START
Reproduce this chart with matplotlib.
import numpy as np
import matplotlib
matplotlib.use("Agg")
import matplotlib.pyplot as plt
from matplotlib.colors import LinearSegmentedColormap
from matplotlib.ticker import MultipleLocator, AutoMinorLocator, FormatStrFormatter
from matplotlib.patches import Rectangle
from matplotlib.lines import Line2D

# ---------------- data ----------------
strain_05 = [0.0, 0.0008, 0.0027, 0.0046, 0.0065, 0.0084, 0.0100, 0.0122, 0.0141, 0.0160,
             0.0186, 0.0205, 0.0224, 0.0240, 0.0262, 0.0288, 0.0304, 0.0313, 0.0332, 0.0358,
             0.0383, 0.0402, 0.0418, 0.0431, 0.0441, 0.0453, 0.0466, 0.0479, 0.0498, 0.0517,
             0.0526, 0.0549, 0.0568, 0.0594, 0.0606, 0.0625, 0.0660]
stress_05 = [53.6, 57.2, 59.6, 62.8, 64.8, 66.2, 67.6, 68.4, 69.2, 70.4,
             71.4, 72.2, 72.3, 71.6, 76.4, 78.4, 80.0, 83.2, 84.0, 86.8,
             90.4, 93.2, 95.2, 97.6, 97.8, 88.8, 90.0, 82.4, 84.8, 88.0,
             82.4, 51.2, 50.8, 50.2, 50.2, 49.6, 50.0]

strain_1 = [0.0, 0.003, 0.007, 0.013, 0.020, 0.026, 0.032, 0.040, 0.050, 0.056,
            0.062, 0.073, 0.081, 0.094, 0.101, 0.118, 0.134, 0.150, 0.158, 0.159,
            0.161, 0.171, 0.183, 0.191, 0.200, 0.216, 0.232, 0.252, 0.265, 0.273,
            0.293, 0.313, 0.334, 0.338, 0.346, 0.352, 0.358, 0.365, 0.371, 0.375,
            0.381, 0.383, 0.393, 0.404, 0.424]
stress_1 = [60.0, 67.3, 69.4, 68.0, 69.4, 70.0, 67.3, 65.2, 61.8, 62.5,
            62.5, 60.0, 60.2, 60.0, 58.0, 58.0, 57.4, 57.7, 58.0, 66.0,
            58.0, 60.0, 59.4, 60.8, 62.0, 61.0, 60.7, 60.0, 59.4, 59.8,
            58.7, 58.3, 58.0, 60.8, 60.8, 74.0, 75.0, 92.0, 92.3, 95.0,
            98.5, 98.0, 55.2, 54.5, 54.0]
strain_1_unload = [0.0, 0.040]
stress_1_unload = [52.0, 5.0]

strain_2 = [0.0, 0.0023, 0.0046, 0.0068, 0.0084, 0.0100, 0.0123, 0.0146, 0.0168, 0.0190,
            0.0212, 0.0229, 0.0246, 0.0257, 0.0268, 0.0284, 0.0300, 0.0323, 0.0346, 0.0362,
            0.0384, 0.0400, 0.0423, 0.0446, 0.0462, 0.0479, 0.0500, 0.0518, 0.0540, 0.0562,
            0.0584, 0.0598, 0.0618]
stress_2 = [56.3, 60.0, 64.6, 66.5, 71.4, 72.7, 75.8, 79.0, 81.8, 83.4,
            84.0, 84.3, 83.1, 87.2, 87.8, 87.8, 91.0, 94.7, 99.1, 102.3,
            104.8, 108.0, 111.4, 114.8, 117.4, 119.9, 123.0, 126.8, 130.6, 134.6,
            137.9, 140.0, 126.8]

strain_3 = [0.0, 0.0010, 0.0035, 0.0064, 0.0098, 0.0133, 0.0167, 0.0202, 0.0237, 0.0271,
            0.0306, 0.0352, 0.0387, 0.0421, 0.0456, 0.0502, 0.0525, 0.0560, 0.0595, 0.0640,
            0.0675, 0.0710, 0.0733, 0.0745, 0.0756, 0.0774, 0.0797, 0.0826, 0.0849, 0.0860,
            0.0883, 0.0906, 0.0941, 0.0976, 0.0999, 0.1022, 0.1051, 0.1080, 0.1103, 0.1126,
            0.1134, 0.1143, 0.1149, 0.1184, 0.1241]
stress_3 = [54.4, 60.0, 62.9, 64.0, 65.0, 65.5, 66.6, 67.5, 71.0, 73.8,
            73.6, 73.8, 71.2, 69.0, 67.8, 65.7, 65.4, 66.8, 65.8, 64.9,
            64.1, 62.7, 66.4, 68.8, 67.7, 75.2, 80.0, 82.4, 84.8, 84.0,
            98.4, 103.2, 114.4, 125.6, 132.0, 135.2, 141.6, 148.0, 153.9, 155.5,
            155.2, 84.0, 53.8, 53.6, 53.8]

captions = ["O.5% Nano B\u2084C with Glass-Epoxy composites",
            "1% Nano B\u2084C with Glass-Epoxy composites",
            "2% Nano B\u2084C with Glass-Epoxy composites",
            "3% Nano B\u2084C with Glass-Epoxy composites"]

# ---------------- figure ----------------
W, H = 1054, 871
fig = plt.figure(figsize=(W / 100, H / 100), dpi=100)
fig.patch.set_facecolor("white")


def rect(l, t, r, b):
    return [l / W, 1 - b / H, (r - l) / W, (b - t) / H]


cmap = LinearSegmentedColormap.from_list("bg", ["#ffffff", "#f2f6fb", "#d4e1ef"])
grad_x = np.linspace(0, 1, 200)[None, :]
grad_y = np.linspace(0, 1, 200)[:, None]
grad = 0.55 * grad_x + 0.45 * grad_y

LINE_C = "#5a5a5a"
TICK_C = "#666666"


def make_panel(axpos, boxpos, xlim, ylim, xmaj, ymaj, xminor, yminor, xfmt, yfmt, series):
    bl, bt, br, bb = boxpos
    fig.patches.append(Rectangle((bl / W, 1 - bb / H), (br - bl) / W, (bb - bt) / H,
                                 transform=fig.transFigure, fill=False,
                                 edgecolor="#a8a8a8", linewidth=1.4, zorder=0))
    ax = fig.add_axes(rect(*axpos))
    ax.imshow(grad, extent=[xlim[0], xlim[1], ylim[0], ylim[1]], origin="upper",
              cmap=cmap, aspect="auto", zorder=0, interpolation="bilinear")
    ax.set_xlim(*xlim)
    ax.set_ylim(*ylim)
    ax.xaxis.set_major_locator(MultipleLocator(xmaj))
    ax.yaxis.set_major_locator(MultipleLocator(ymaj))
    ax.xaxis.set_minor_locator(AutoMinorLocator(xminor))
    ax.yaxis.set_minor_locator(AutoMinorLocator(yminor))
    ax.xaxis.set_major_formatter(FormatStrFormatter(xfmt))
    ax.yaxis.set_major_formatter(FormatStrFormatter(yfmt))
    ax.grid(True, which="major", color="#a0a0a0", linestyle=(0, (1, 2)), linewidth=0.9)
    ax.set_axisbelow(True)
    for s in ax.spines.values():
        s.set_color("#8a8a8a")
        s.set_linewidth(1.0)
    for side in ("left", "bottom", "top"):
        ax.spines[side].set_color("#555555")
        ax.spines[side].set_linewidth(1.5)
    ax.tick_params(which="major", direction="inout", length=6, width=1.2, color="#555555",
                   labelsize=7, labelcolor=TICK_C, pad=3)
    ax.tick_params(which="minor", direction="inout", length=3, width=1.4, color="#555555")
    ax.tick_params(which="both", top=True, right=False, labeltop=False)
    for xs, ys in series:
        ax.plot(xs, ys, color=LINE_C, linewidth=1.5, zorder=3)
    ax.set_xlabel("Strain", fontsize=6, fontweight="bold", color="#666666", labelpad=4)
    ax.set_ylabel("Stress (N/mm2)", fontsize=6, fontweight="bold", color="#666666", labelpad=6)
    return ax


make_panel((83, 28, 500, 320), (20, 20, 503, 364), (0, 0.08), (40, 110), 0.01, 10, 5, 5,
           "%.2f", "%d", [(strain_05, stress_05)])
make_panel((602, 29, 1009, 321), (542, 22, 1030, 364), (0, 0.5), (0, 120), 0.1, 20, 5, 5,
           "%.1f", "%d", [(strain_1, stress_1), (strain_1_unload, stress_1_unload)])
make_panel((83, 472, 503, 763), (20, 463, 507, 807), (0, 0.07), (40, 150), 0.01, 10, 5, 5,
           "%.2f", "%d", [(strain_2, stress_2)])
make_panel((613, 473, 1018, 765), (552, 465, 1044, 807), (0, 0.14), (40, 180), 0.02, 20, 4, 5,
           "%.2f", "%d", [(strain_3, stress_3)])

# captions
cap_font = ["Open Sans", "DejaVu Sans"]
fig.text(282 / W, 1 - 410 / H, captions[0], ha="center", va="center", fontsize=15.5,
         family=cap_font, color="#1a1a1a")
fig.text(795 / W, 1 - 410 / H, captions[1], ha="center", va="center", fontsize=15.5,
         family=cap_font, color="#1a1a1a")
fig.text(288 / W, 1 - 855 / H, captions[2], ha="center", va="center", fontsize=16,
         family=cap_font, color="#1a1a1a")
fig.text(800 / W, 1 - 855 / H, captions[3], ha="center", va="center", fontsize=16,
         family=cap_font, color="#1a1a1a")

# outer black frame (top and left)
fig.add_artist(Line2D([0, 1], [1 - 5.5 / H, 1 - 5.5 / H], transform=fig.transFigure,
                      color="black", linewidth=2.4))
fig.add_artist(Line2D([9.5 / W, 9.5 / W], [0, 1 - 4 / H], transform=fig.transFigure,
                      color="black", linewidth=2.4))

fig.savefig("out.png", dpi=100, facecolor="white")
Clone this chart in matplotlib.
END
--- YOUR OBJECTIVE ---
Write out every line of the preceding listing that contains "this".

--- TASK ANSWER ---
Reproduce this chart with matplotlib.
Clone this chart in matplotlib.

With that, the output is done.